One of the best things about physical games is that you can sell them or even give them away once you’re done with them. With digital download games, most of us have titles clogging up our virtual shelves and the only way to get rid of them is hiding or deleting them from your library permanently. So why not let us sell them to someone else? Could it work?


I Have 1000s of Digital Games I Am Done With

There are thousands of games spread across my various digital libraries. I have never finished most of them, since only a few games have interested me for long enough to see the end credits. I don’t consider that an issue, because, wherever a game loses my interest is where I got my money’s worth from it.


There are a small number of games that I have played to completion repeatedly, including titles like Diablo II, DOOM, Mass Effect, Nier Automata and so on. However, the vast majority of games in my library I’ve tried once, maybe finished, and then moved on. Incidentally, this is also why subscription services for games work well for me, but I still have these virtual piles of games that I’d like to get rid of somehow, and maybe get some of my money back. Just as I did with my physical games.

A person looking up at enormous shelves full of video games holding his head in his hands
Sydney Louw Butler / How-To Geek / MidJourney

Steam Already Has a Way to Sell Digital Stuff to Other Players

Interestingly, the largest digital storefront on PC, Steam, already has a system in place where customers can sell digital items among themselves. It’s just that these are limited to the trading cards you earn while playing certain games. You can put the cards you earn up for sale on the open market, and if someone buys the card, Steam takes a cut, and you get the rest deposited in your Steam wallet.


Users have also figured out ways to sell items like CS:GO skins, or gold in MMOs. Game developers have tried to clamp down on this sort of thing, but that hasn’t stopped third-party services connecting buyers and sellers of sought-after digital goodies.

The fact of the matter is that there’s no technical reason why digital game storefronts couldn’t facilitate the resale of games. Most importantly, this doesn’t run the risk of flooding out the sale of new copies of the game, because there are only a finite number of used digital copies in circulation, and only a small subset of owners who want to sell theirs.


Digital Used Sales Solve the Used Physical Game Problem

Apart from a little bit of legal tweaking to software licenses, the only thing that stands in the way of platforms like Steam letting us sell our digital games is convincing publishers, developers, and the platforms themselves that this makes good business sense.

The world of used physical game sales notoriously cuts the original creator out of subsequent transactions.
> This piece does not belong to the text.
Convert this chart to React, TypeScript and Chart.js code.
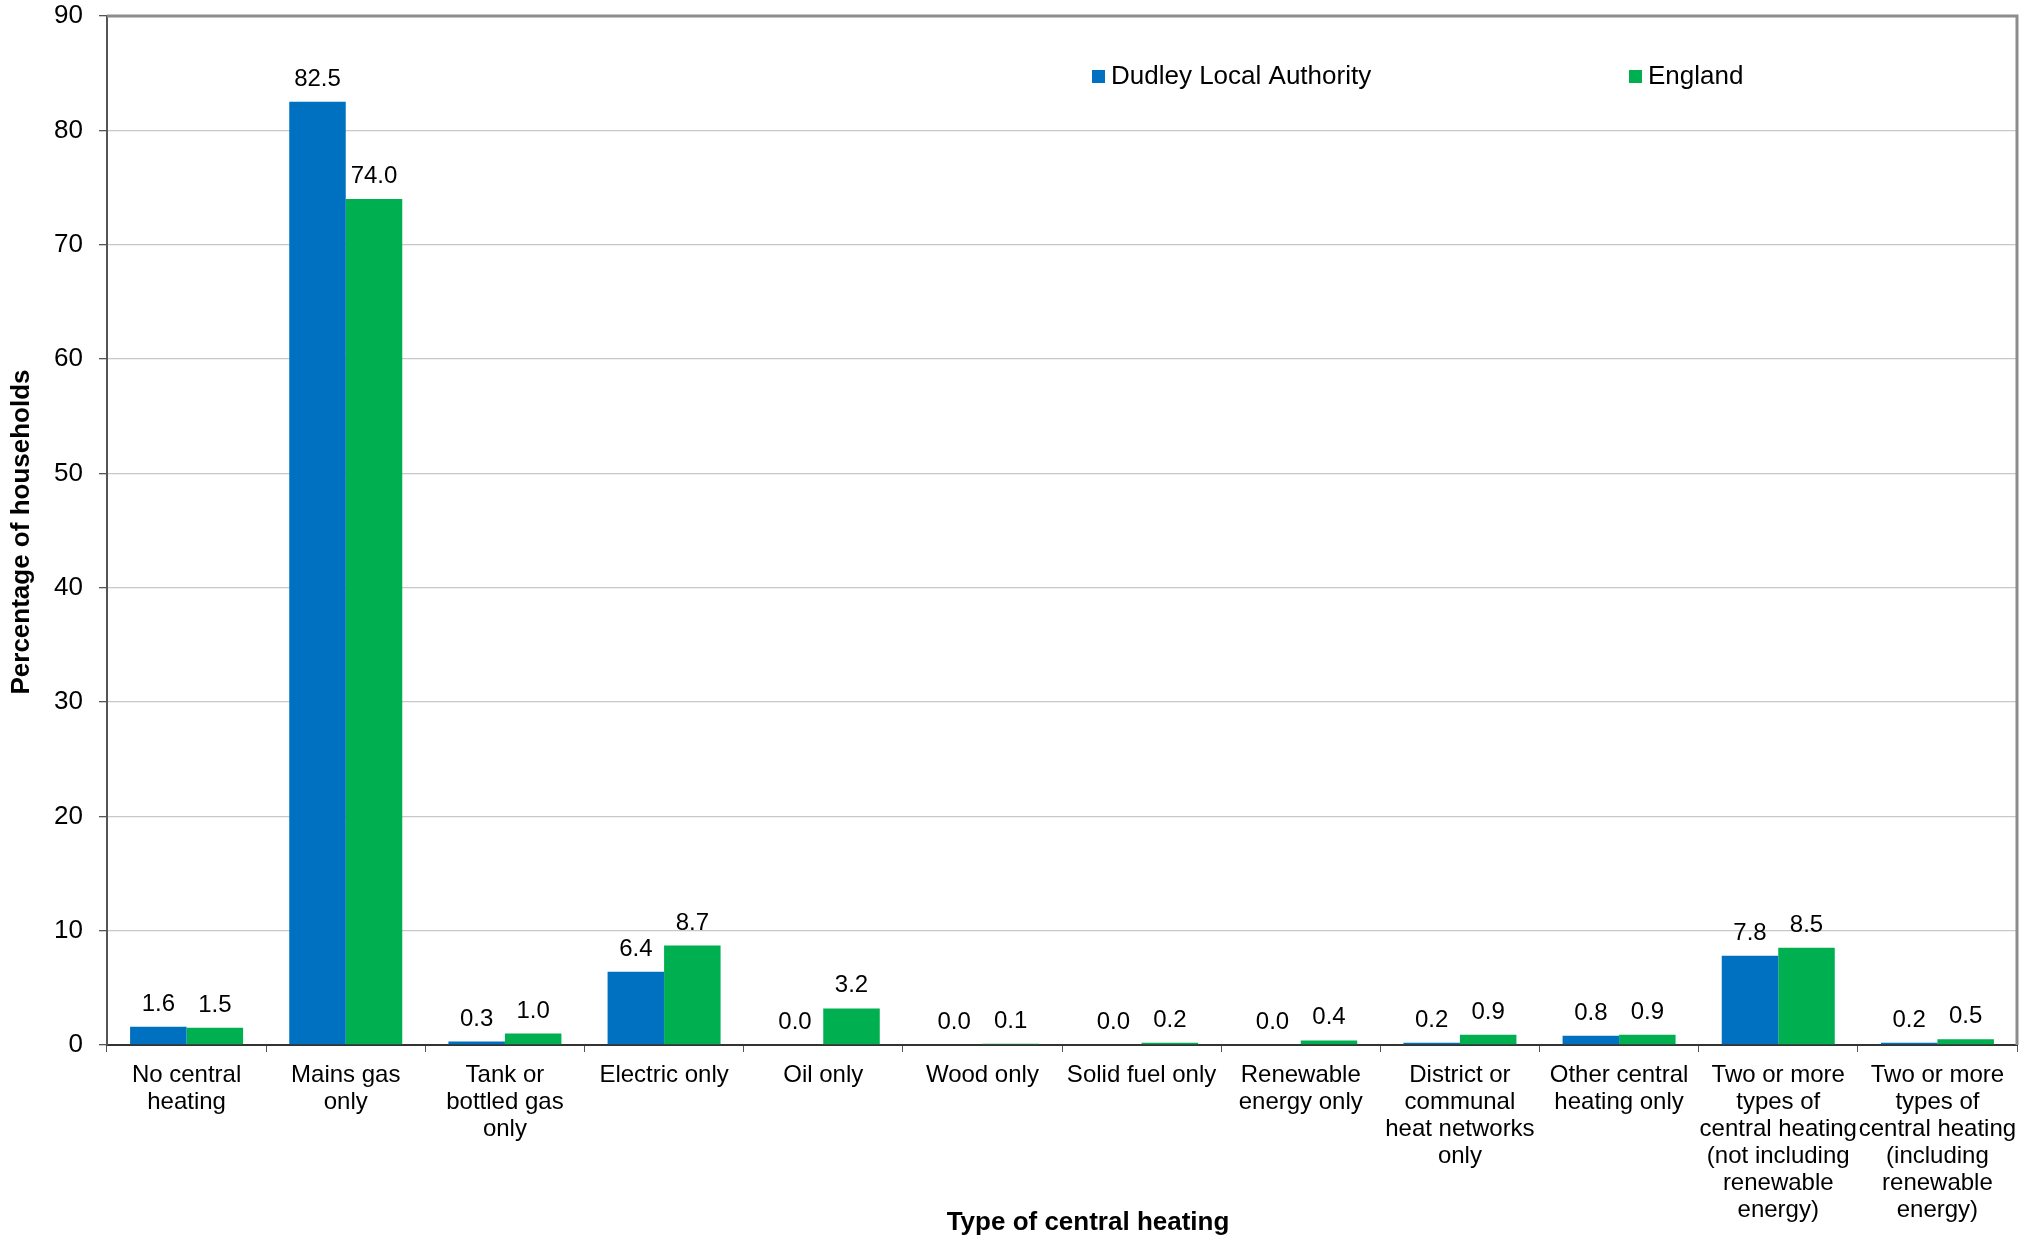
import React, { useEffect, useRef } from "react";
import { Chart, registerables } from "chart.js";

Chart.register(...registerables);

const categories: string[][] = [
  ["No central", "heating"],
  ["Mains gas", "only"],
  ["Tank or", "bottled gas", "only"],
  ["Electric only"],
  ["Oil only"],
  ["Wood only"],
  ["Solid fuel only"],
  ["Renewable", "energy only"],
  ["District or", "communal", "heat networks", "only"],
  ["Other central", "heating only"],
  ["Two or more", "types of", "central heating", "(not including", "renewable", "energy)"],
  ["Two or more", "types of", "central heating", "(including", "renewable", "energy)"],
];

const dudleyValues: number[] = [1.6, 82.5, 0.3, 6.4, 0.0, 0.0, 0.0, 0.0, 0.2, 0.8, 7.8, 0.2];
const englandValues: number[] = [1.5, 74.0, 1.0, 8.7, 3.2, 0.1, 0.2, 0.4, 0.9, 0.9, 8.5, 0.5];

const seriesNames: string[] = ["Dudley Local Authority", "England"];
const seriesColors: string[] = ["#0070C0", "#00B050"];

const yTitle = "Percentage of households";
const xTitle = "Type of central heating";

const FONT = '"Liberation Sans", Arial, sans-serif';

const decorPlugin = {
  id: "decor",
  afterDatasetsDraw(chart: any) {
    const ctx = chart.ctx;
    const area = chart.chartArea;
    ctx.save();
    // top & right border
    ctx.strokeStyle = "#8c8c8c";
    ctx.lineWidth = 3;
    ctx.beginPath();
    ctx.moveTo(area.left, area.top);
    ctx.lineTo(area.right, area.top);
    ctx.lineTo(area.right, area.bottom);
    ctx.stroke();

    // data labels
    ctx.fillStyle = "#000";
    ctx.font = `24px ${FONT}`;
    ctx.textAlign = "center";
    ctx.textBaseline = "alphabetic";
    chart.data.datasets.forEach((ds: any, di: number) => {
      const meta = chart.getDatasetMeta(di);
      meta.data.forEach((bar: any, i: number) => {
        const v = ds.data[i];
        ctx.fillText(Number(v).toFixed(1), bar.x, bar.y - 16);
      });
    });

    // legend
    const legendItems = [
      { x: 1092, text: seriesNames[0], color: seriesColors[0] },
      { x: 1629, text: seriesNames[1], color: seriesColors[1] },
    ];
    ctx.font = `26px ${FONT}`;
    ctx.textAlign = "left";
    ctx.textBaseline = "middle";
    legendItems.forEach((it) => {
      ctx.fillStyle = it.color;
      ctx.fillRect(it.x, 70, 13, 13);
      ctx.fillStyle = "#000";
      ctx.fillText(it.text, it.x + 19, 77);
    });

    // axis titles
    ctx.font = `bold 26px ${FONT}`;
    ctx.textAlign = "center";
    ctx.textBaseline = "middle";
    ctx.fillText(xTitle, 1088, 1223);
    ctx.translate(22, 532);
    ctx.rotate(-Math.PI / 2);
    ctx.fillText(yTitle, 0, 0);
    ctx.restore();
  },
};

export default function App() {
  const canvasRef = useRef<HTMLCanvasElement | null>(null);

  useEffect(() => {
    if (!canvasRef.current) return;
    const chart = new Chart(canvasRef.current, {
      type: "bar",
      data: {
        labels: categories,
        datasets: [
          {
            label: seriesNames[0],
            data: dudleyValues,
            backgroundColor: seriesColors[0],
            categoryPercentage: 0.71,
            barPercentage: 1.0,
          },
          {
            label: seriesNames[1],
            data: englandValues,
            backgroundColor: seriesColors[1],
            categoryPercentage: 0.71,
            barPercentage: 1.0,
          },
        ],
      },
      options: {
        animation: false,
        responsive: false,
        layout: { padding: { top: 16, right: 24, bottom: 0, left: 0 } },
        plugins: {
          legend: { display: false },
          tooltip: { enabled: false },
        },
        scales: {
          x: {
            offset: true,
            grid: {
              offset: true,
              drawOnChartArea: false,
              drawTicks: true,
              tickLength: 7,
              color: "#555",
              tickColor: "#555",
            },
            border: { color: "#333", width: 2 },
            ticks: {
              color: "#000",
              font: { family: FONT, size: 24, lineHeight: 1.125 },
              maxRotation: 0,
              minRotation: 0,
              autoSkip: false,
              padding: 10,
            },
            afterFit: (scale: any) => {
              scale.height = 194;
              scale.paddingLeft = 0;
              scale.paddingRight = 0;
            },
          },
          y: {
            min: 0,
            max: 90,
            ticks: {
              stepSize: 10,
              color: "#000",
              font: { family: FONT, size: 26 },
              padding: 16,
            },
            grid: {
              color: "#c8c8c8",
              lineWidth: 1.3,
              tickLength: 8,
              tickColor: "#555",
            },
            border: { color: "#555", width: 2 },
            afterFit: (scale: any) => {
              scale.width = 107;
              scale.paddingTop = 0;
              scale.paddingBottom = 0;
            },
          },
        },
      },
      plugins: [decorPlugin],
    });
    return () => chart.destroy();
  }, []);

  return (
    <div style={{ position: "absolute", left: 0, top: 0, width: 2041, height: 1239, background: "#fff" }}>
      <canvas ref={canvasRef} width={2041} height={1239} style={{ display: "block" }} />
    </div>
  );
}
Now, there’s nothing wrong with that in principle, but that’s why we started seeing tactics like single-use DLC or multiplayer mode keys in games that would not transfer to the next owner.


With used digital games, the marketplace would likely include a percentage cut for the game publisher and the platform itself. This means that every resale of a used digital game brings in some money to the original content creators, and again, there’s only a limited pool of used copies available at any one time. If those dry up, then players have to buy a new copy.

Of course, how much could you realistically get for your used game? So many digital games go on deep sales every few months, and there’s definitely a trend towards devaluing older games that are the hot new title of the day. Just as with the Steam trading cards, the prices will be determined by supply and demand. Then again, it’s not like used game stores ever paid premium prices for your used games, so apart from giving a cut of the sale to the developers, it’s not that different.


Everyone Wins

Regardless of whether you can get more for a game than you paid, or only a few cents on the dollar, it’s a net win compared to a digital game that’s literally worthless to you sitting in your virtual game library. In this scenario, everyone wins. Gamers get access to cheaper used copies of games, or games that may not be for sale anymore.

Used games will be available even when new copies are not on sale. Developers get to generate income from the resale of games that have already been sold. Platforms like Steam get access to another market to skim from, and if there’s high demand for a game, new copies will still sell. So come on guys, you know that’s what we want.